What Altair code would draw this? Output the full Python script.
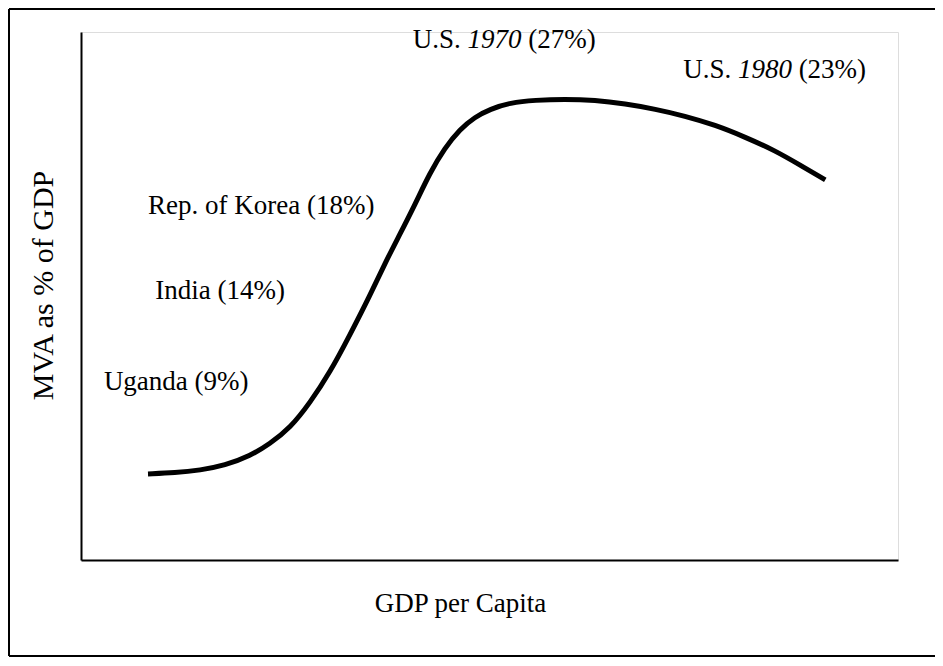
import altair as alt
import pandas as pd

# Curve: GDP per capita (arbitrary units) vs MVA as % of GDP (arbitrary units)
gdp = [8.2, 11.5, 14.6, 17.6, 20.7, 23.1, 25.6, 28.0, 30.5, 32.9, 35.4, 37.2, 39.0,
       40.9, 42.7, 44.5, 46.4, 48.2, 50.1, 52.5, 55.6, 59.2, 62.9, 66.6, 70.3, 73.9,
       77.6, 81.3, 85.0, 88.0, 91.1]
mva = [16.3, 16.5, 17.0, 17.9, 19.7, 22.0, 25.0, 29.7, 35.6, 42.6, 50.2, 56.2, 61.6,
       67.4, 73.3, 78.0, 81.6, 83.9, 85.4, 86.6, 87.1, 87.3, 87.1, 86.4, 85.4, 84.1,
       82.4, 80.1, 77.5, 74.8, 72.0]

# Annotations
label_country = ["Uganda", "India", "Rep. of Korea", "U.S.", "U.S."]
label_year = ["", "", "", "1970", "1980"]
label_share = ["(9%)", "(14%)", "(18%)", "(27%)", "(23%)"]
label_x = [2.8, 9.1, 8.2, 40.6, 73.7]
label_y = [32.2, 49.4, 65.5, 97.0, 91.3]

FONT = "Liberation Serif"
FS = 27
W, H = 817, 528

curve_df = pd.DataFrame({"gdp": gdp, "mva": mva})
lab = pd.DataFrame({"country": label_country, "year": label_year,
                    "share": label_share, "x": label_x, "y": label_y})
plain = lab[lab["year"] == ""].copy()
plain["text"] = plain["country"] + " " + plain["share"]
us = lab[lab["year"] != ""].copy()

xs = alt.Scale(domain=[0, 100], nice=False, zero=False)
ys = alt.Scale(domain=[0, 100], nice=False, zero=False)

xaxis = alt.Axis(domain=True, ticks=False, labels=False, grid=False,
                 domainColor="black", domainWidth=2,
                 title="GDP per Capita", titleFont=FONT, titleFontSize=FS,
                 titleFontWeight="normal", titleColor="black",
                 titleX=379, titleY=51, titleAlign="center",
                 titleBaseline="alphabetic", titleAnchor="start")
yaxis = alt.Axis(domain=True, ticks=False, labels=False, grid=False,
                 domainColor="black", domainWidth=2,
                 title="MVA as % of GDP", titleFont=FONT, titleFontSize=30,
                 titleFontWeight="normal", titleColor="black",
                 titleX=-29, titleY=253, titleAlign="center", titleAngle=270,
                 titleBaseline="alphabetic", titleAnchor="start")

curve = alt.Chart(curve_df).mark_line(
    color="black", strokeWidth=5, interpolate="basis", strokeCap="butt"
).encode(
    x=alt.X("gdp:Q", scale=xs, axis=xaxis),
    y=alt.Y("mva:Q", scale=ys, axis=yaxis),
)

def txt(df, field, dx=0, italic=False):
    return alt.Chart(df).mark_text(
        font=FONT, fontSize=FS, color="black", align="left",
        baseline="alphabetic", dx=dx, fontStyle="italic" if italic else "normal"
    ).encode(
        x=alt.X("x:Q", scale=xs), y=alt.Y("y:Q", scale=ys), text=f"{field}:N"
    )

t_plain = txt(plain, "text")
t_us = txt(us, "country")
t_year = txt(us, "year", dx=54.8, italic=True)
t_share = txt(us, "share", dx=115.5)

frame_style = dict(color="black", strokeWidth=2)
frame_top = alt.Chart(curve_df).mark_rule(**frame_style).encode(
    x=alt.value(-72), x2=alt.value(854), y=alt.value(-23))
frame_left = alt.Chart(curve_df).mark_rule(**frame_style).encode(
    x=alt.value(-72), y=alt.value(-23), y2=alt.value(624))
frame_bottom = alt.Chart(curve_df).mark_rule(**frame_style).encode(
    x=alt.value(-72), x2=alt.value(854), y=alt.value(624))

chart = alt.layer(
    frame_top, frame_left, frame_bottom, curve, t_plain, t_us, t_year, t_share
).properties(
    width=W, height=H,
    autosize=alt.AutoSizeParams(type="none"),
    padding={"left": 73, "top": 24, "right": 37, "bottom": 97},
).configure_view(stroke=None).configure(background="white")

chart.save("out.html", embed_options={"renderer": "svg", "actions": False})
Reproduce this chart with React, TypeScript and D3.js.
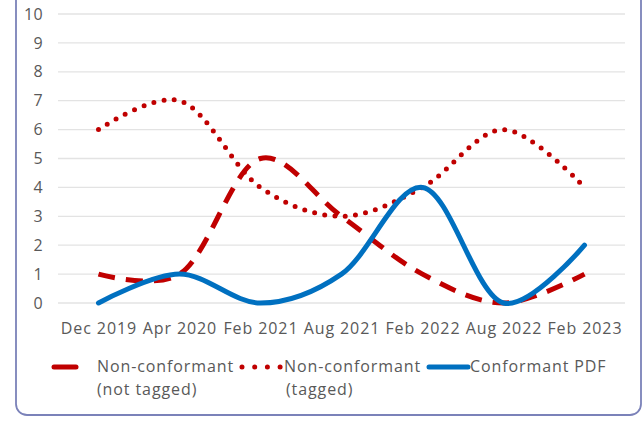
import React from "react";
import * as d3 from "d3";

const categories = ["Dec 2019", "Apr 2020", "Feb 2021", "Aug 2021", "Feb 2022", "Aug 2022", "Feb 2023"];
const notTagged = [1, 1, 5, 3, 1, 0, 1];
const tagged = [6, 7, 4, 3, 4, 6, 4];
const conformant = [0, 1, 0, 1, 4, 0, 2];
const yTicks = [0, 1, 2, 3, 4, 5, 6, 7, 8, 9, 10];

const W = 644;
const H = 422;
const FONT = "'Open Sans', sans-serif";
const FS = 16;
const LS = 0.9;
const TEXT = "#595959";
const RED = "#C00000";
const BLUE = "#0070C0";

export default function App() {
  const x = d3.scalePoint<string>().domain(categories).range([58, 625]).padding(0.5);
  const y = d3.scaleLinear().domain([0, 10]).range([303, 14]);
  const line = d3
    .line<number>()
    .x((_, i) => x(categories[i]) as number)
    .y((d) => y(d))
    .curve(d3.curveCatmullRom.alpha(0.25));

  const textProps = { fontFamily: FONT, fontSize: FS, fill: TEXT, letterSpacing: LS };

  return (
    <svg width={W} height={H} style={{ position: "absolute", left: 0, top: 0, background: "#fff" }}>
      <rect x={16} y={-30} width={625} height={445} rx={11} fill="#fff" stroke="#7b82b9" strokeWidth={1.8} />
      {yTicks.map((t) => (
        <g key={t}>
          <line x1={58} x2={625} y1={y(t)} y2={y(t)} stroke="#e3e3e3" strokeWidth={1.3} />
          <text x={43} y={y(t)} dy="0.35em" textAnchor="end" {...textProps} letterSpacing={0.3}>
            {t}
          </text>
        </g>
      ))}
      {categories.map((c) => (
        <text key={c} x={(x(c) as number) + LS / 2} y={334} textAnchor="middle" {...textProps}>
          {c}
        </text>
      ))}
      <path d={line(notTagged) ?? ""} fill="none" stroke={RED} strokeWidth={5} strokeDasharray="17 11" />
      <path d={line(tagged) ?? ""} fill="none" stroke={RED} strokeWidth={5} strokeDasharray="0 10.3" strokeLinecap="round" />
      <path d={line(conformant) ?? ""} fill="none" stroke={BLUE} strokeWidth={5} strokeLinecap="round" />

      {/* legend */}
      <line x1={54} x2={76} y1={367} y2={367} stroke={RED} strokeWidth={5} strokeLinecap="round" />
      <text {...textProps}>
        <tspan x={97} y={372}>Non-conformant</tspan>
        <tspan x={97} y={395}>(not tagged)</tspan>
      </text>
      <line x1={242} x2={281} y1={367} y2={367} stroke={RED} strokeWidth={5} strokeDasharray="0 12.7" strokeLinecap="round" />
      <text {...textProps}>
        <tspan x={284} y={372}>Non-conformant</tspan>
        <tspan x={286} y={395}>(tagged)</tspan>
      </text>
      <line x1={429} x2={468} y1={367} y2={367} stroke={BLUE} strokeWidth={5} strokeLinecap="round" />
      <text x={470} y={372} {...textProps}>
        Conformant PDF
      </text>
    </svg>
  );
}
————
WORK REQUIRED >> Reproduce every line precisely as given, omitting all pictures.

EXPECTED ANSWER >>
What Altair code would draw this? Output the full Python script.
import altair as alt
import pandas as pd

# Curve: GDP per capita (arbitrary units) vs MVA as % of GDP (arbitrary units)
gdp = [8.2, 11.5, 14.6, 17.6, 20.7, 23.1, 25.6, 28.0, 30.5, 32.9, 35.4, 37.2, 39.0,
       40.9, 42.7, 44.5, 46.4, 48.2, 50.1, 52.5, 55.6, 59.2, 62.9, 66.6, 70.3, 73.9,
       77.6, 81.3, 85.0, 88.0, 91.1]
mva = [16.3, 16.5, 17.0, 17.9, 19.7, 22.0, 25.0, 29.7, 35.6, 42.6, 50.2, 56.2, 61.6,
       67.4, 73.3, 78.0, 81.6, 83.9, 85.4, 86.6, 87.1, 87.3, 87.1, 86.4, 85.4, 84.1,
       82.4, 80.1, 77.5, 74.8, 72.0]

# Annotations
label_country = ["Uganda", "India", "Rep. of Korea", "U.S.", "U.S."]
label_year = ["", "", "", "1970", "1980"]
label_share = ["(9%)", "(14%)", "(18%)", "(27%)", "(23%)"]
label_x = [2.8, 9.1, 8.2, 40.6, 73.7]
label_y = [32.2, 49.4, 65.5, 97.0, 91.3]

FONT = "Liberation Serif"
FS = 27
W, H = 817, 528

curve_df = pd.DataFrame({"gdp": gdp, "mva": mva})
lab = pd.DataFrame({"country": label_country, "year": label_year,
                    "share": label_share, "x": label_x, "y": label_y})
plain = lab[lab["year"] == ""].copy()
plain["text"] = plain["country"] + " " + plain["share"]
us = lab[lab["year"] != ""].copy()

xs = alt.Scale(domain=[0, 100], nice=False, zero=False)
ys = alt.Scale(domain=[0, 100], nice=False, zero=False)

xaxis = alt.Axis(domain=True, ticks=False, labels=False, grid=False,
                 domainColor="black", domainWidth=2,
                 title="GDP per Capita", titleFont=FONT, titleFontSize=FS,
                 titleFontWeight="normal", titleColor="black",
                 titleX=379, titleY=51, titleAlign="center",
                 titleBaseline="alphabetic", titleAnchor="start")
yaxis = alt.Axis(domain=True, ticks=False, labels=False, grid=False,
                 domainColor="black", domainWidth=2,
                 title="MVA as % of GDP", titleFont=FONT, titleFontSize=30,
                 titleFontWeight="normal", titleColor="black",
                 titleX=-29, titleY=253, titleAlign="center", titleAngle=270,
                 titleBaseline="alphabetic", titleAnchor="start")

curve = alt.Chart(curve_df).mark_line(
    color="black", strokeWidth=5, interpolate="basis", strokeCap="butt"
).encode(
    x=alt.X("gdp:Q", scale=xs, axis=xaxis),
    y=alt.Y("mva:Q", scale=ys, axis=yaxis),
)

def txt(df, field, dx=0, italic=False):
    return alt.Chart(df).mark_text(
        font=FONT, fontSize=FS, color="black", align="left",
        baseline="alphabetic", dx=dx, fontStyle="italic" if italic else "normal"
    ).encode(
        x=alt.X("x:Q", scale=xs), y=alt.Y("y:Q", scale=ys), text=f"{field}:N"
    )

t_plain = txt(plain, "text")
t_us = txt(us, "country")
t_year = txt(us, "year", dx=54.8, italic=True)
t_share = txt(us, "share", dx=115.5)

frame_style = dict(color="black", strokeWidth=2)
frame_top = alt.Chart(curve_df).mark_rule(**frame_style).encode(
    x=alt.value(-72), x2=alt.value(854), y=alt.value(-23))
frame_left = alt.Chart(curve_df).mark_rule(**frame_style).encode(
    x=alt.value(-72), y=alt.value(-23), y2=alt.value(624))
frame_bottom = alt.Chart(curve_df).mark_rule(**frame_style).encode(
    x=alt.value(-72), x2=alt.value(854), y=alt.value(624))

chart = alt.layer(
    frame_top, frame_left, frame_bottom, curve, t_plain, t_us, t_year, t_share
).properties(
    width=W, height=H,
    autosize=alt.AutoSizeParams(type="none"),
    padding={"left": 73, "top": 24, "right": 37, "bottom": 97},
).configure_view(stroke=None).configure(background="white")

chart.save("out.html", embed_options={"renderer": "svg", "actions": False})
Reproduce this chart with React, TypeScript and D3.js.
import React from "react";
import * as d3 from "d3";

const categories = ["Dec 2019", "Apr 2020", "Feb 2021", "Aug 2021", "Feb 2022", "Aug 2022", "Feb 2023"];
const notTagged = [1, 1, 5, 3, 1, 0, 1];
const tagged = [6, 7, 4, 3, 4, 6, 4];
const conformant = [0, 1, 0, 1, 4, 0, 2];
const yTicks = [0, 1, 2, 3, 4, 5, 6, 7, 8, 9, 10];

const W = 644;
const H = 422;
const FONT = "'Open Sans', sans-serif";
const FS = 16;
const LS = 0.9;
const TEXT = "#595959";
const RED = "#C00000";
const BLUE = "#0070C0";

export default function App() {
  const x = d3.scalePoint<string>().domain(categories).range([58, 625]).padding(0.5);
  const y = d3.scaleLinear().domain([0, 10]).range([303, 14]);
  const line = d3
    .line<number>()
    .x((_, i) => x(categories[i]) as number)
    .y((d) => y(d))
    .curve(d3.curveCatmullRom.alpha(0.25));

  const textProps = { fontFamily: FONT, fontSize: FS, fill: TEXT, letterSpacing: LS };

  return (
    <svg width={W} height={H} style={{ position: "absolute", left: 0, top: 0, background: "#fff" }}>
      <rect x={16} y={-30} width={625} height={445} rx={11} fill="#fff" stroke="#7b82b9" strokeWidth={1.8} />
      {yTicks.map((t) => (
        <g key={t}>
          <line x1={58} x2={625} y1={y(t)} y2={y(t)} stroke="#e3e3e3" strokeWidth={1.3} />
          <text x={43} y={y(t)} dy="0.35em" textAnchor="end" {...textProps} letterSpacing={0.3}>
            {t}
          </text>
        </g>
      ))}
      {categories.map((c) => (
        <text key={c} x={(x(c) as number) + LS / 2} y={334} textAnchor="middle" {...textProps}>
          {c}
        </text>
      ))}
      <path d={line(notTagged) ?? ""} fill="none" stroke={RED} strokeWidth={5} strokeDasharray="17 11" />
      <path d={line(tagged) ?? ""} fill="none" stroke={RED} strokeWidth={5} strokeDasharray="0 10.3" strokeLinecap="round" />
      <path d={line(conformant) ?? ""} fill="none" stroke={BLUE} strokeWidth={5} strokeLinecap="round" />

      {/* legend */}
      <line x1={54} x2={76} y1={367} y2={367} stroke={RED} strokeWidth={5} strokeLinecap="round" />
      <text {...textProps}>
        <tspan x={97} y={372}>Non-conformant</tspan>
        <tspan x={97} y={395}>(not tagged)</tspan>
      </text>
      <line x1={242} x2={281} y1={367} y2={367} stroke={RED} strokeWidth={5} strokeDasharray="0 12.7" strokeLinecap="round" />
      <text {...textProps}>
        <tspan x={284} y={372}>Non-conformant</tspan>
        <tspan x={286} y={395}>(tagged)</tspan>
      </text>
      <line x1={429} x2={468} y1={367} y2={367} stroke={BLUE} strokeWidth={5} strokeLinecap="round" />
      <text x={470} y={372} {...textProps}>
        Conformant PDF
      </text>
    </svg>
  );
}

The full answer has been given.